Bodart-Bailey’s argument is that Rikyu came to power acting as a messenger and facilitator for Hideyoshi. His position as a tea master meant that he had access to many important merchants and daimyo, had a master-disciple relation with many of them that demanded their respect (which the ‘upstart Hideyoshi’ used to his advantage, since many of these same men wouldn’t even think about bothering to reply to him directly), and had the time and opportunity to act as a messenger when Hideyoshi’s generals were usually busy with campaigning.
However, as Hideyoshi slowly gained more power, the wars died down and his samurai returned to being administrators and the offices of power began to get more formalized. At this time Rikyu had a tremendous amount of influence with Hideyoshi, since the Taiko could no longer micromanage things like he used to and had to rely on his closest advisors on many matters. This made Rikyu a perceived threat and a target for many of Hideyoshi’s ambitious vassals, and lacking a real power base with troops and territory, he didn’t prove hard to disgrace and discredit. After all, he was a merchant’s son in a high position, an anomaly in the Toyotomi power structure. His situation worsened when Hidenaga (his primary supporter/protector and Hideyoshi’s brother) died. This was also about the time Hideyoshi’s first son died, and Hideyoshi was filled with rage brought on by grief-a situation that usually ends up with someone else being the brunt of that misplaced rage.

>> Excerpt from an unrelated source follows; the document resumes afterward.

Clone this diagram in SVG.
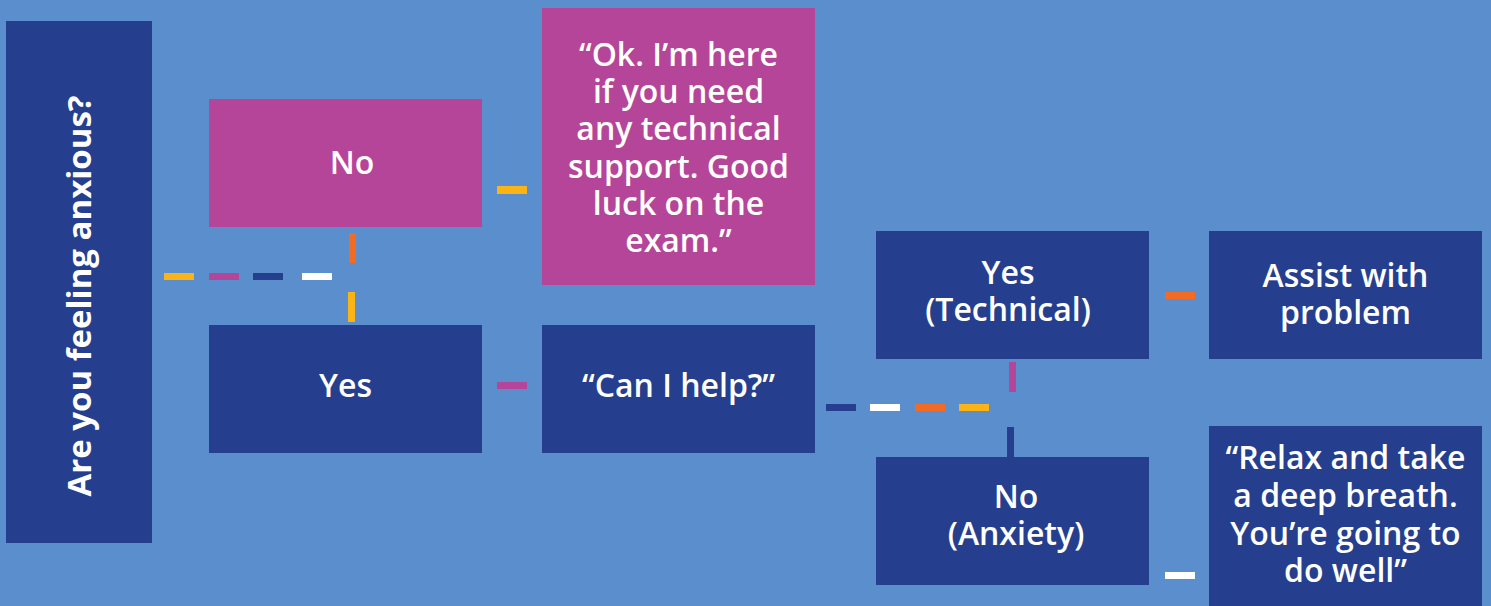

The factional struggle between the Toyotomi ‘centralists’ (led by Ishida Mitsunari) and the ‘decentralists’ (led by Tokugawa Ieyasu and Rikyu) over how to deal with the Date (who, after ostensibly paying homage to Hideyoshi at Odawara, appeared to be rebelling afterwards) seemed to be the incident that sealed Rikyu’s fate. The centralists advocated a military solution-the decentralists, negotiating. While the decentralists won, this caused the centralists to make an issue out of all of Rikyu’s scheming and differences of opinion with Hideyoshi over the years. Ishida is accused in particular of having a grudge against Rikyu-there are contemporary accounts of him torturing Rikyu’s widow and daughter after Rikyu’s suicide. While there’s no evidence to back these accounts up, it does indicate that there was a good level of animosity between the two. Rikyu had slowly fallen out of favor with Hideyoshi over the years, and it looks like the Taiko threw him as a bone to Mitsunari in order to mollify him for the Date incident.
Rikyu compared himself to Sugawara Michizane in his death poem-both men that fell victim to the scheming of political opponents, so it seems that Bodart-Bailey’s thesis seems to be the correct one.
There’s other great information in these articles as well. For example, it appears Oda Nobunaga suddenly became interested in tea when he wanted to gain the favor and enlist the aid of Imai Sokyu-a tea master/merchant/arms dealer who was instrumental in getting the city of Sakai to accept Oda suzerainty.